В «Энциклопедическом словаре» 1990 г. о событиях, случившихся уже после окончания гражданской войны, сказано: «В 1921–1922 были подавлены белогвардейские, кулацкие… мятежи в Кронштадте, на Тамбовщине…» Теперь каждый честный историк знает, что на Тамбовщине поднялись крестьяне, не получившие землю после «Декрета о земле», и что в Кронштадте выплеснулось недовольство рабочих, начавших понимать, какая установилась «рабочая» власть.
Эренбург этой власти говорил «нет», но и чаянья иных спасителей России он все больше отвергал. Оказалось, что сильны тенденции реставрации, возвращения к тому, что было в стране то ли до 1904 г. (до первой русской революции), то ли до 1917-го. По Эренбургу — и это сказано в статьях «Киевской жизни» — такое развитие кажется невозможным. Общественным деятелям, зовущим назад к …Аракчееву и Победоносцеву, «Союзу русского народа», он противопоставляет «идеи величия и свободы, мощи и терпимости».
В этой статье («Полюсы») автор пишет о необходимости духовного перерождения, о том, что из прошлого нужно взять все лучшее, а не бросаться из крайности в крайность. «Хорошо, что амнистировали Достоевского, Лескова, Леонтьева, но ведь не затем, чтобы сослать Толстого, Тургенева или Герцена». Так и хочется повторить эти слова сегодняшним «перевертышам», которые раньше не обходились без ленинских цитат, а теперь шагу не шагнут, не вспомнив Бердяева или того же Леонтьева. Эренбургу тесны идеологические догмы большевиков, он также не приемлет любителей крайностей из среды русской интеллигенции, недавно стыдившихся Достоевского, а нынче увидевших большевика в… Льве Толстом.

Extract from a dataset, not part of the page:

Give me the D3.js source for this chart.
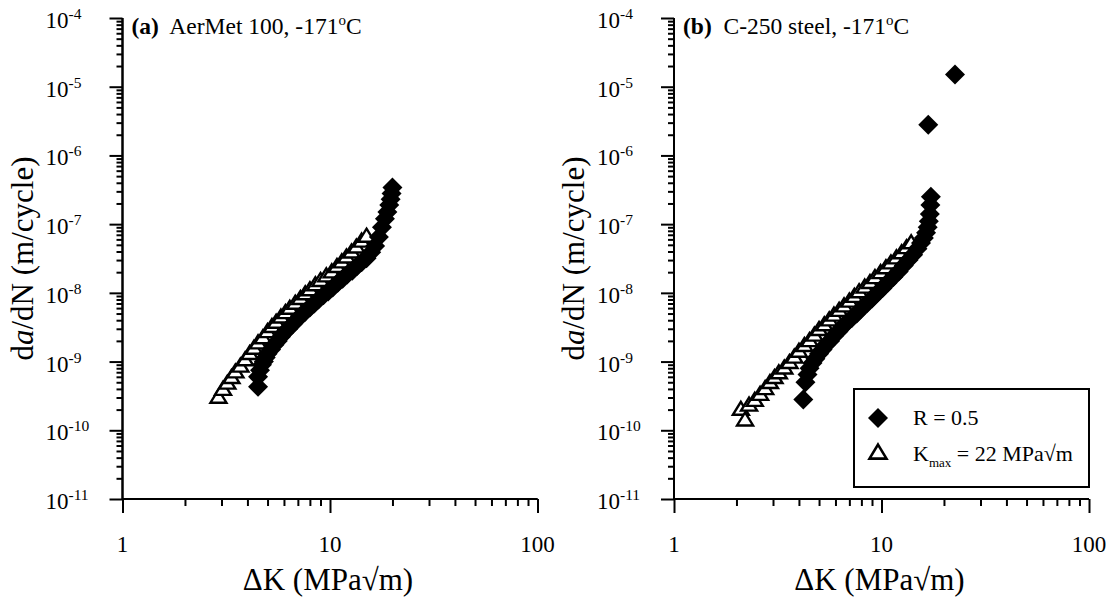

Разочарование в новых спасителях России становится очевиднее от статьи к статье. Автор видит тщетность попыток восстановить все как было, ему смешны претензии владельца доходного дома или владелицы бриллиантового колье. Публицист понимает, насколько разношерстно войско Деникина. «Добровольческая армия теперь — большая и сложная величина, в ее рядах могут оказаться и движимые частными интересами, и поддавшиеся голосу мести». Сказано достаточно осторожно. Пройдет время, Эренбург ближе увидит русскую Вандею и отшатнется от нее. Но пока еще свежи в памяти «пылкие экстерны» у руля великого государства, «жизнерадостные матросы», подвалы ЧК на Садовой. И все-таки Эренбург ищет оправдания своей публицистике, хочет обнаружить высокую идею у тех, в ком готов видеть борцов за свободу. Иначе бессмысленны для него и эти статьи, и сама борьба. Ведь Эренбург радовался свержению монархии, и его революционная юность не была случайной. Ноты отчаянья звучат в его вопросах: «…Разве за банки и за поместья сражались осенью семнадцатого года в Москве и Питере молоденькие юнкера, студенты и гимназисты?» …Как бы ни отвечал на это публицист, сами вопросы — показатель того, что автор стоит перед мучительным выбором.